Sorcar Senior, according to some reports, was a man given to self adulation. And his son continues to put him on a pedestal. So what you get is a narrative brimming with extraordinary moments – his first show in Japan in 1932 (devised by the other famous Bengali Subhas Chandra Bose, who was working with the Japanese to raise money for the freedom movement), the way he was made to eat cow dung because he had traversed the “kaala pani”, how he conquered sceptics in London during a live BBC show featuring a woman who was sawed in two, and his last show in Japan during which a heart attack killed him. But Sorcar Senior is made to appear almost invincible, flawless, and somewhat of an unstoppable force, even when some of the pictures offer you a glimpse of the dhoti-clad man at home with his wife and daughters, as he sails through one challenge after another:
His life was a constant attempt to merge the real with the imaginary, to push his mortal self made of flesh and blood to match up to the vision of the ultimate Jaduwallah that he had in mind.
The book does have it poignant moments. Sorcar’s relationship with his wife for instance, is charming and told with great sensitivity. Especially when she begins to fear the worst about her ailing husband on his last tour to Japan.
The tragic moment when Sorcar Junior has to step in to revive his father’s tour after his untimely death has tremendous cinematic potential as well. You can almost hear the debutant’s heart pounding as he wears his father’s robes and steps into the spotlight.
But in this world of magic, fathers, sons, wives and friends, all speak to each other in a language that could fit right into an episode of the Mahabharata, with calls of duty, moral responsibility, grand declarations of love, respect and promises that replace real conversations. Yet, all is forgiven, when you realise that you are actually looking at material that could make for a fabulous Netflix mini series. It is dramatic – here was a regular Bengali man who was evidently conquering the world with his sleight of hand, optical illusions, plenty of gimmickry and elaborate costumes.
It takes you to a world that is long gone – a Magic Congress where magicians from around the world would meet to talk, letters exchanged between rivals, and parlours of the former Indian royals where the Maharaja of Jodhpur entertained guests with his own brand of magic. There is plenty of intrigue too – backstabbing, revolts, betrayals, and the unfailing tug of the rags to riches story of a man, a magician. Sorcar’s acts were visually spectacular. He tried his best to infuse his work with the spirit of India – women dressed in the costume of Manipuri dancers, assistants dressed like Rajasthani folk musicians.
Like the other Indian artist who was enchanting the West with his slice of India at that time, the dancer, choreographer Uday Shankar, Sorcar managed to combine Indian mysticism with sophisticated western style choreography and presentation.
“Roughly speaking, there are two kinds of magic, that of the West and that of the East.
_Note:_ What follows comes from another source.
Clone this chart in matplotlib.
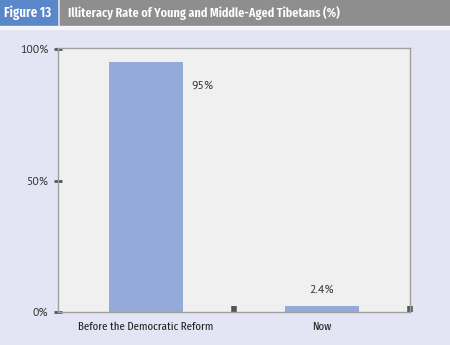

The latter is more mysterious and psychological and even philosophical as compared with that of the West,” my father was quoted as saying.”We need will power in Eastern magic – not only hand tricks and fooling people’s eyes.”
Sorcar’s houseful shows were not just about magic, but also a road show for India. Everything from the rope trick to hypnotism – familiar tropes in narratives about Indian magic – inspired his acts. And he wore his turban and sherwani with pride.
PC Sorcar: The Maharaja of Magic, PC Sorcar (Jr), Niyogi Books.